Plaintiff Eastwood Assisted Living Inc. moves for leave to file an amended complaint. Eastwood’s amended complaint alleges additional facts sufficient to support a non-duplicative breach of contract claim based on the implied covenant of good faith and fair dealing, or GFFD. Defendant Sprint Spectrum LLC opposes the motion.

Amendment

Defendant argues that plaintiff is barred from filing the amended complaint because Virginia law does not allow a standalone claim for breach of GFFD. But plaintiff does not bring a standalone GFFD claim; rather, it alleges a breach of contract based on GFFD. This is a valid claim.

And this claim is not duplicative. Plaintiff’s original claim was on a theory of express material breach. Its amended claim is on a GFFD theory. They might draw on the same facts, but these claims assert different theories. Therefore, plaintiff asserts a cognizable breach of contract claim.

Plausibility

Plaintiff does not plead sufficient facts to claim that defendant breached its covenant of GFFD by dishonest conduct. While operating similar equipment on a premises after claiming that “changed circumstances” made the premises “no longer suitable for their intended purpose” may suggest inconsistency or arbitrariness, it is not enough to give rise to a reasonable inference of dishonesty. Thus, the amended complaint does not plausibly claim bad-faith dishonesty.

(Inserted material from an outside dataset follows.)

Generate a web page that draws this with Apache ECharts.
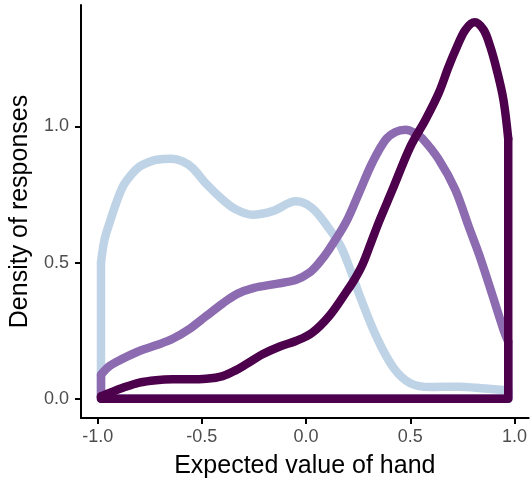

However plaintiff does plead facts sufficient, at this stage of the proceedings, to bring a claim for breach of GFFD by bad-faith exercise of contractual discretion. Plaintiff explains that defendant exercised its discretion in bad faith—unfairly and arbitrarily—to determine whether “changed circumstances” had rendered the premises “no longer suitable for their intended purpose.”

The accrual of defendant’s right to terminate the agreement was not committed to the occurrence of an objective, undisputed fact, but rather was committed to defendant’s determination that “changed circumstances” rendered the premises “no longer suitable for their intended purpose” of operating telecommunications equipment. Claiming to make this determination while simultaneously continuing to operate telecommunications equipment on the premises gives rise to a reasonable inference of defendant’s bad faith.

This lease did not allow termination for any reason; rather, it permitted termination only if defendant determined that “changed circumstances” made the premises “no longer suitable for their intended purpose.” Continuing to use the premises for the same purpose after claiming to have made this determination plausibly alleges bad faith.

Plaintiff’s motion for leave to file amended complaint granted.

Eastwood Assisted Living Inc. v. Sprint Spectrum LLC, Case No. 7:24-cv-00666, June 30, 2026. WDVA at Roanoke (Dillon). VLW 026-3-278. 12 pp.